Gaelic football is played on a rectangular field between two teams of fifteen players. The object of the game is to move the spherical ball up the field by carrying, kicking, bouncing, passing, and soloing (which is a difficult skill involving toe-kicking the ball back up to oneself). The goal is shaped identically to a rugby goal, with three points being scored if you get it through the opposing team's two uprights and one point being scored if you hit it over the crossbar.
Hurling is over 3,000 years old and is the fastest field sport in the world. Much like in Gaelic football, teams of fifteen move a small ball down the field using wooden sticks called hurleys through a combination of balancing the ball on their sticks, carrying, hitting, and kicking. Once again, as in Gaelic football, three points are scored if you hit the ball under the crossbar and one point is scored if you hit the ball over the crossbar.
This wall lists all of the hurling and Gaelic football teams (along with their coat of arms) in Ireland and beyond. There is an entire section devoted to those in England, South America, and the U.S.
During our CAPA-provided tour of Croke Park in Dublin, we were told how Gaelic football and hurling are amateur sports. This means that no players or coaching staff can make any salary from participation in the sport. The entire operation is run on the love for the game and the opportunity to win glory for your home village, town, or county. I find this to be extremely commendable in a world where sports players receive excessive earnings in the millions. I cannot imagine any American football players, basketball players, or other sports figures devoting their lives and schedules to a sport in which they never received a penny for their hard work. Although it is true that some especially famous players may make a small salary from endorsements or advertising, our guide at Croke Park told us that all of the players in Gaelic football or hurling have very normal lives outside of the sport, working regular jobs, going to college, etc...

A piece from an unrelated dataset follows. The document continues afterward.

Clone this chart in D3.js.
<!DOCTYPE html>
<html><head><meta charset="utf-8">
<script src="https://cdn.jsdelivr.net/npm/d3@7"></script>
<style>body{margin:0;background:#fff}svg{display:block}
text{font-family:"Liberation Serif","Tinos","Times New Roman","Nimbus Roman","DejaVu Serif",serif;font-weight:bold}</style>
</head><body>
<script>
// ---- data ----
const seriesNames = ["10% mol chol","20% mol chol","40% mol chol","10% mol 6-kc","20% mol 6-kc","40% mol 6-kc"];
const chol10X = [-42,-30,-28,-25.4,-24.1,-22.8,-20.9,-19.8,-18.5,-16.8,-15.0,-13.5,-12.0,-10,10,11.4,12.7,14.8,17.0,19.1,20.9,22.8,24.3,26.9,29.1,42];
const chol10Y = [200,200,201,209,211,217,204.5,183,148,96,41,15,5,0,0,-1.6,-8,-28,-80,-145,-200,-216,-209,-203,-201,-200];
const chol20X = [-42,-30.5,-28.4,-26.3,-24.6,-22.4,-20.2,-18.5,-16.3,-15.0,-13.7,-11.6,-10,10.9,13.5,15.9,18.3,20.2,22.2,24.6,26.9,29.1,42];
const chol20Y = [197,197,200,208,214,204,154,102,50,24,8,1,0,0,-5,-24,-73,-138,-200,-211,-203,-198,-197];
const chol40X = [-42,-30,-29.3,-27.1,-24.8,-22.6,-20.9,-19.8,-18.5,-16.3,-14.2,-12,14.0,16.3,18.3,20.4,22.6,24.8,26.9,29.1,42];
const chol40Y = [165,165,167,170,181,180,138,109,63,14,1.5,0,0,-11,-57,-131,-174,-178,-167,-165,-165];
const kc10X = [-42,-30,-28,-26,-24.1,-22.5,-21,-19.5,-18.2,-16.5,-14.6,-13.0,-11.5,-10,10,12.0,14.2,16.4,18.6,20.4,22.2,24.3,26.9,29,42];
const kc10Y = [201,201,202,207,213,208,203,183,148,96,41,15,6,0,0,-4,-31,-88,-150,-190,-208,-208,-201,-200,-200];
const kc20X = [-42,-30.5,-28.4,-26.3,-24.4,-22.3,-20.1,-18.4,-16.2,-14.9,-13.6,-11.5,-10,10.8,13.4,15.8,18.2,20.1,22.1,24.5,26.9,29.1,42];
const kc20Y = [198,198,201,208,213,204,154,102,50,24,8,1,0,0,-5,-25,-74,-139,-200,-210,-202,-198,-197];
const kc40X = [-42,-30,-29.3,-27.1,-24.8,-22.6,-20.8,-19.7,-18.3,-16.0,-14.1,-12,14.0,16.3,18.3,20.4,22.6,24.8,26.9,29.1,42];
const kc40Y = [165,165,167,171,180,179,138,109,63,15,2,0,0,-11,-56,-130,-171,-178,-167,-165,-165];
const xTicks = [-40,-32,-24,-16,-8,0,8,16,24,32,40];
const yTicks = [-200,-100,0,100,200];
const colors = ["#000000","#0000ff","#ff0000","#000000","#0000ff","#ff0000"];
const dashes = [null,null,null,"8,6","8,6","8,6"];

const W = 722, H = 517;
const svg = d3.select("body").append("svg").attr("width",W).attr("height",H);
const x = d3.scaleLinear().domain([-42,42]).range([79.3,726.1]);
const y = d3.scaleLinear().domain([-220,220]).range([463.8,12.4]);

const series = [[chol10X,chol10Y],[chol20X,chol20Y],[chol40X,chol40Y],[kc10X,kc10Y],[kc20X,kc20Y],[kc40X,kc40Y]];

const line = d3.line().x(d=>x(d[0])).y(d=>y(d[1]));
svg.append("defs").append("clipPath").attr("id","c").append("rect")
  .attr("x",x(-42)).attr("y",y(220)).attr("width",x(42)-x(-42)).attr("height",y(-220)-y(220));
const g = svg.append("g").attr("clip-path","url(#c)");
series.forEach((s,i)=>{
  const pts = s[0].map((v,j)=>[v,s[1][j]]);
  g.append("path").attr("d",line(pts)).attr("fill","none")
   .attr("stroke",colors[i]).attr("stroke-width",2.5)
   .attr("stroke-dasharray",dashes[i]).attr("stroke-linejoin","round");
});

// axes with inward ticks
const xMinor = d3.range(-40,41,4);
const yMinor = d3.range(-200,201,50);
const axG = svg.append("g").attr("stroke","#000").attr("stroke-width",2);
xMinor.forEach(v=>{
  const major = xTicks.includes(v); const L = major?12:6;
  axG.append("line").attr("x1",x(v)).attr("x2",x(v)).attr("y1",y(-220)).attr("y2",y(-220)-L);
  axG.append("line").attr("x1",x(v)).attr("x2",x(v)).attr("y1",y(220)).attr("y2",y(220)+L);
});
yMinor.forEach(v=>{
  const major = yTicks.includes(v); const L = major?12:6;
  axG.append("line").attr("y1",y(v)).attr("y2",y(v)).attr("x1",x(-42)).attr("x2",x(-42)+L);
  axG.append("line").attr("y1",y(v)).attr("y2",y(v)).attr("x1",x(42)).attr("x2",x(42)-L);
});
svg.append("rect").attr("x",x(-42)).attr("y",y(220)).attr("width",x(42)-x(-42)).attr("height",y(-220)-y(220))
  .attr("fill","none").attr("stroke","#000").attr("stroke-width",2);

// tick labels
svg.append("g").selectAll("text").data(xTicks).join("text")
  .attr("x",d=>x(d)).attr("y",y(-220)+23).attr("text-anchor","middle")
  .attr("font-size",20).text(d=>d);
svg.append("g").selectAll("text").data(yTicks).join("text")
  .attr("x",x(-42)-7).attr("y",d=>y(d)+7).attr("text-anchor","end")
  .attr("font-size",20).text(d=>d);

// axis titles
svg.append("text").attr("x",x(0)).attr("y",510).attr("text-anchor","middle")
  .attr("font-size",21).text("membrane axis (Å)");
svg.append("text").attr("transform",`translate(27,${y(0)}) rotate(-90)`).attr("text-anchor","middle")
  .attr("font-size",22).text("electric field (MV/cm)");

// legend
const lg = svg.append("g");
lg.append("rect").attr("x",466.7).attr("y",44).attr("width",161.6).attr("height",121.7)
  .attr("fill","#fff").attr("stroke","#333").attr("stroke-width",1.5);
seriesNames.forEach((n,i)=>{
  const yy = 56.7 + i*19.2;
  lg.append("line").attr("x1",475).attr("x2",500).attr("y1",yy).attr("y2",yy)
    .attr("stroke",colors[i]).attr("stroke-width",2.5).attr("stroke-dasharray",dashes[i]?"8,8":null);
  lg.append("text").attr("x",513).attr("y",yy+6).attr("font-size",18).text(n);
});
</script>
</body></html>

A picture of me and the official jersey of Galway, who are not only (technically) my home team, but also won the All-Ireland Senior Hurling Championship last year for the first time in over 20 years.
In addition to not receiving an income for playing, it is strictly forbidden in Ireland to play on any Gaelic football or hurling that is not your home village or county. For instance, if one was born in Galway, you could only play hurling for Galway. There are no trades in these Irish sports. You play for your home or not at all. I think this mentality perfectly reflects the sense of belonging that I have found in my short time in Ireland. Everyone is loyal to and proud of where they come from, and this is seen in their rules around native sports.
A view of Croke Park from the highest stands in the stadium. Croke Park is the third largest sports stadium in Europe, and one can see the entirety of Dublin and out to the Wicklow Mountains from these higher stands.
I was invited to watch one of the security guards at Griffith College, Shane, play Gaelic football for his village team in Bray on Saturday, but the bus took far longer than expected and I missed the match. It was not a total loss, however, as I was officially offered a place on Shane's Gaelic football team if I decided to play. Although I was not born in Shane's village and should technically have to play for Galway (where my Irish ancestors hail from), his village only has a few hundred people and their sports teams are therefore in desperate need of fresh recruits. This sort of opportunity echoes both the openness of Irish culture, which embraces outsiders, and the opportunities afforded by the CAPA program by putting students in touch with locals such as Shane and giving a once-in-a-lifetime tour of Croke Park.